Language, of course, is another barrier. Few Chinese players speak English well, making the teams' translators often the go-to person for foreign players.

"Many CBA teams are in second-tier or third-tier cities," Shao said. "Even if [foreign players] want to be more involved, the opportunities are not there. Some translators speak some English, but their lack of overseas experience makes it tough for players to communicate with them effectively."

All of that, plus unfamiliar officiating rules and overwhelming expectations from fans and media, have made it difficult to replicate Marbury's success in China.

"Most importantly, foreign players must have the willingness to blend in and be part of [everything]," Shao said. "Many teams now value this quality given Marbury's story. Some players are willing to do everything to help their teams win while others -- who have no intention to stay long in China -- just focus on racking up stats for themselves so they can get another job later elsewhere."

To combat these obstacles, Beyer and his teams give their clients a crash course on the inner workings of Chinese culture when they arrive, including how to manage the relationships with their teams, coaches and front-offices.

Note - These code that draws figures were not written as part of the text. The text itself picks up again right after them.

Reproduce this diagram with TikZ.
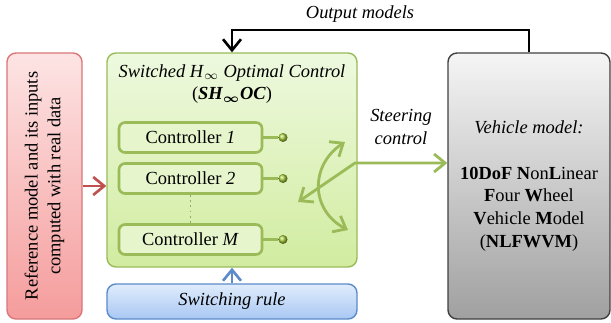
\documentclass[tikz,border=0pt]{standalone}
\usepackage{amsmath}
\usepackage{bm}
\usepackage{fontspec}
\setmainfont{Liberation Serif}
\usetikzlibrary{arrows.meta}

\definecolor{redline}{HTML}{D9777A}
\definecolor{redarrow}{HTML}{C0504D}
\definecolor{redtop}{HTML}{FDE4E4}
\definecolor{redbot}{HTML}{F59C9C}
\definecolor{ctrlgreen}{HTML}{9BBB59}
\definecolor{ballgreen}{HTML}{A6CC3C}
\definecolor{greentop}{HTML}{EEF9DF}
\definecolor{greenbot}{HTML}{D1ECA0}
\definecolor{ctrlfill}{HTML}{E6F5CC}
\definecolor{blueline}{HTML}{5B8BC9}
\definecolor{bluetop}{HTML}{E0ECFC}
\definecolor{bluebot}{HTML}{A8C8F2}
\definecolor{graytop}{HTML}{F5F5F5}
\definecolor{graybot}{HTML}{A0A0A0}

\newcommand\figsize{\fontsize{10.5}{13}\selectfont}

\begin{document}
\begin{tikzpicture}[
    every node/.style={font=\figsize},
    >={Straight Barb[length=2.2mm,width=3.6mm]},
    blockbox/.style={draw, rounded corners=0.18cm, line width=0.8pt, inner sep=0pt},
    ctrlbox/.style={draw=ctrlgreen, fill=ctrlfill, rounded corners=0.12cm, line width=1.5pt,
        minimum width=2.86cm, minimum height=0.6cm, inner sep=0pt},
    ball/.style={circle, shading=ball, ball color=ballgreen, minimum size=0.18cm, inner sep=0pt},
    garrow/.style={draw=ctrlgreen, line width=1.6pt},
]
            \useasboundingbox (0,0) rectangle (12.22,-6.44);
            % input block
            \node[blockbox, draw=redline, top color=redtop, bottom color=redbot,
                minimum width=1.5cm, minimum height=5.32cm] (ref) at (0.89,-3.72) {};
            \node[rotate=90, align=center] (reftext) at (ref) {Reference model and its inputs\\computed with real data};
            % controller block
            \node[blockbox, draw=ctrlgreen, top color=greentop, bottom color=greenbot,
                minimum width=5cm, minimum height=4.28cm] (soc) at (4.64,-3.2) {};
            \node[align=center] (soctitle) at (4.64,-1.68) {\textit{Switched H}$_\infty$ \textit{Optimal Control}\\(\textbf{\textit{SH}}$_{\boldsymbol{\infty}}$\textbf{\textit{OC}})};
            \node[ctrlbox] (c1) at (3.81,-2.75) {Controller \textit{1}};
            \node[ctrlbox] (c2) at (3.81,-3.57) {Controller \textit{2}};
            \node[ctrlbox] (cM) at (3.81,-4.79) {Controller \textit{M}};
            \node[ball] (b1) at (5.66,-2.75) {};
            \node[ball] (b2) at (5.66,-3.57) {};
            \node[ball] (bM) at (5.66,-4.79) {};
            \draw[ctrlgreen, line width=1.5pt] (c1) -- (b1);
            \draw[ctrlgreen, line width=1.5pt] (c2) -- (b2);
            \draw[ctrlgreen, line width=1.5pt] (cM) -- (bM);
            \draw[ctrlgreen!70!gray, line width=1pt, dotted] (c2) -- (cM);
            % switching rule
            \node[blockbox, draw=blueline, top color=bluetop, bottom color=bluebot,
                minimum width=5cm, minimum height=0.7cm, font=\figsize\itshape] (sw) at (4.64,-6.03) {Switching rule};
            % vehicle block
            \node[blockbox, draw=black!75, top color=graytop, bottom color=graybot,
                minimum width=3.24cm, minimum height=5.32cm] (veh) at (10.58,-3.72) {};
            \node[align=center] (vehtext) at (veh) {\textit{Vehicle model:}\\[13pt]
                \textbf{10DoF N}on\textbf{L}inear\\\textbf{F}our \textbf{W}heel\\\textbf{V}ehicle \textbf{M}odel\\(\textbf{NLFWVM})};
            % steering
            \coordinate (sj) at (7.1,-3.26);
            \coordinate (sl) at (5.96,-4.04);
            \coordinate (at) at (6.9,-2.84);
            \coordinate (ab) at (6.96,-4.6);
            \draw[garrow, <->] (sl) -- (sj) -- (veh.west |- sj);
            \draw[garrow, <->] (at) .. controls (6.2,-3.3) and (6.2,-4.2) .. (ab);
            \node[align=center, font=\figsize\itshape] (steer) at (8.02,-2.54) {Steering\\control};
            % feedback
            \coordinate (fb) at (4.64,-0.6);
            \draw[line width=1.5pt, ->] (veh.north) |- (fb) -- (soc.north);
            \node[font=\figsize\itshape] (outlbl) at (7.2,-0.28) {Output models};
            % inputs
            \draw[redarrow, line width=1.5pt, ->] (ref.east) -- (soc.west |- ref.east);
            \draw[blueline, line width=1.5pt, ->] (sw) -- (soc);
        \end{tikzpicture}
\end{document}
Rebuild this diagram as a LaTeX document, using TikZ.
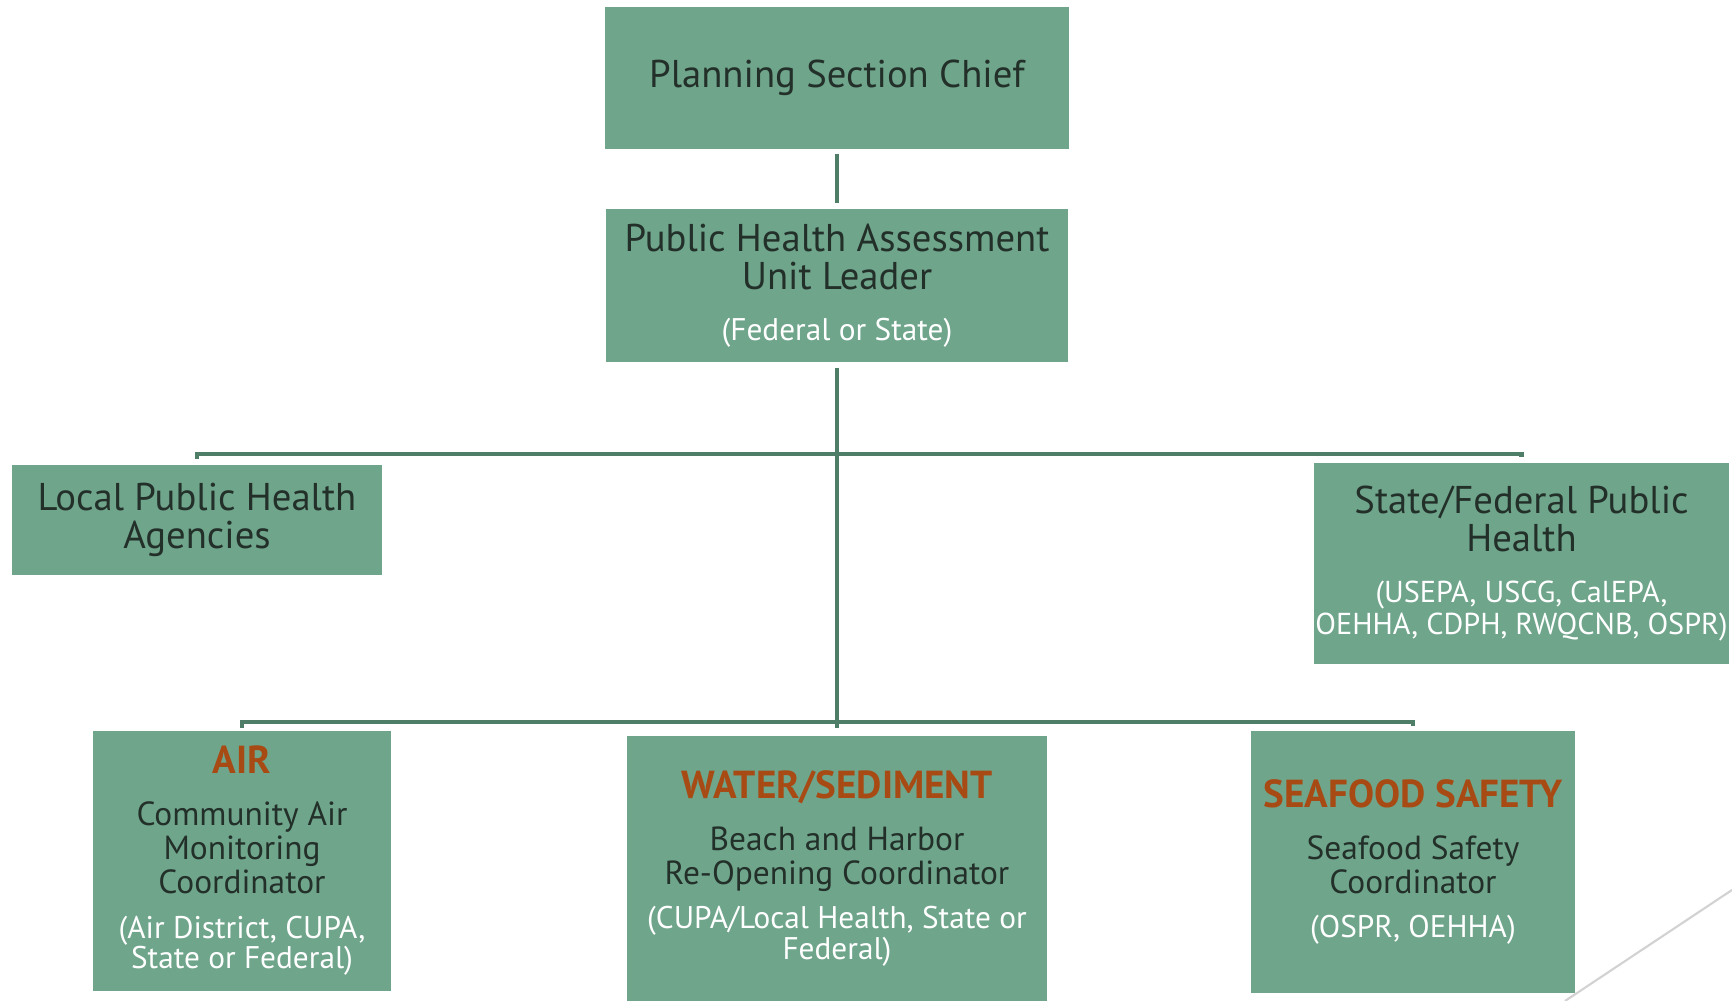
\documentclass[tikz,border=0pt]{standalone}
\usepackage{fontspec}
\setmainfont{PT Sans}
\usetikzlibrary{positioning,calc}
\definecolor{boxgreen}{RGB}{111,165,139}
\definecolor{linegreen}{RGB}{78,126,104}
\definecolor{headorange}{RGB}{168,74,20}
\definecolor{darktext}{RGB}{35,48,42}
\tikzstyle{block} = [fill=boxgreen, rectangle, align=center, text=darktext,
    inner sep=0pt, font=\fontsize{11.0}{10.8}\selectfont]
\tikzstyle{role} = [block, font=\fontsize{9.5}{9.6}\selectfont]
\tikzstyle{line} = [draw=linegreen, line width=1.4pt]
\newcommand{\headtxt}[1]{{\color{headorange}\bfseries\fontsize{11.1}{11.1}\selectfont #1}}
\newcommand{\subtxt}[1]{{\color{white}\fontsize{8.9}{8.9}\selectfont #1}}

\begin{document}
\begin{tikzpicture}[x=0.01cm, y=-0.01cm]
    \useasboundingbox (0,0) rectangle (1732,1001);
    % Top of the chart
    \node [block, minimum width=4.63cm, minimum height=1.42cm] (chief) at (837,78)
        {Planning Section Chief};
    \node [block, minimum width=4.62cm, minimum height=1.53cm] (unit) at (837,285.5)
        {Public Health Assessment\\Unit Leader\\[3.7pt]\subtxt{(Federal or State)}};

    % Second row
    \node [block, minimum width=3.70cm, minimum height=1.10cm] (local) at (197,520)
        {Local Public Health\\Agencies};
    \node [block, minimum width=4.15cm, minimum height=2.01cm] (state) at (1521.5,563.5)
        {State/Federal Public\\Health\\[3.7pt]{\subtxt{\fontsize{8.6}{8.6}\selectfont(USEPA, USCG, CalEPA,}}\\[-1.7pt]{\subtxt{\fontsize{8.6}{8.6}\selectfont OEHHA, CDPH, RWQCNB, OSPR)}}};

    % Bottom row
    \node [role, minimum width=2.98cm, minimum height=2.59cm] (air) at (242,861)
        {\headtxt{AIR}\\[5.2pt]Community Air\\Monitoring\\Coordinator\\[3.1pt]\subtxt{(Air District, CUPA,}\\[-0.8pt]\subtxt{State or Federal)}};
    \node [role, minimum width=4.19cm, minimum height=2.65cm] (water) at (837,868.5)
        {\headtxt{WATER/SEDIMENT}\\[5.2pt]Beach and Harbor\\Re-Opening Coordinator\\[3.1pt]\subtxt{(CUPA/Local Health, State or}\\[-0.8pt]\subtxt{Federal)}};
    \node [role, minimum width=3.24cm, minimum height=2.62cm] (seafood) at (1413,862)
        {\headtxt{SEAFOOD SAFETY}\\[5.2pt]Seafood Safety\\Coordinator\\[3.1pt]\subtxt{(OSPR, OEHHA)}};

    % Branch points
    \coordinate (upbus) at (837,454);
    \coordinate (lowbus) at (837,722);

    % Connectors
    \draw [line, shorten <=0.04cm, shorten >=0.05cm] (chief) -- (unit);
    \draw [line, shorten <=0.05cm, shorten >=0.07cm] (unit.south) -- (water.north);
    \draw [line, shorten >=0.05cm] (upbus) -| (local.north);
    \draw [line, shorten >=0.05cm] (upbus) -| (state.north);
    \draw [line, shorten >=0.03cm] (lowbus) -| (air.north);
    \draw [line, shorten >=0.04cm] (lowbus) -| (seafood.north);

    % slide decoration
    \draw [gray!35, line width=0.6pt] (1732,890) -- (1565,1001);
\end{tikzpicture}
\end{document}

"The personality part is extremely important," Beyer said. "Chinese people in general are very warm people. If you buy into the culture and be warm to them, they will be warm to you 10 times of that."

Former Brigham Young standout Jimmer Fredette is helping his Shanghai Sharks lead the standings in his first CBA season while averaging more than 37 points and eight rebounds a game.

Both Beyer and Shao agree that Fredette, who had a lackluster NBA career, is closer than anyone to becoming the next Marbury (now a three-time CBA champion and permanent resident of China).

"First off, [Fredette] can score a bunch without taking too many shots," Shao said. "He is able to motivate and lead his teammates and they like him a lot."

Location is the other key.

"Shanghai, like Beijing, is a global city," Shao said. "Foreigners have no problems living here, and he is very comfortable with it."

The waves Fredette has made in the past months -- including snatching an All-Star 3-point shootout title -- have put many Chinese fans on "Jimmer Watch." He even earned a recent shoe deal and nickname: "The Lonely God."

However, it's unclear if he will stay with Shanghai long-term. With one call from the NBA, he could be gone.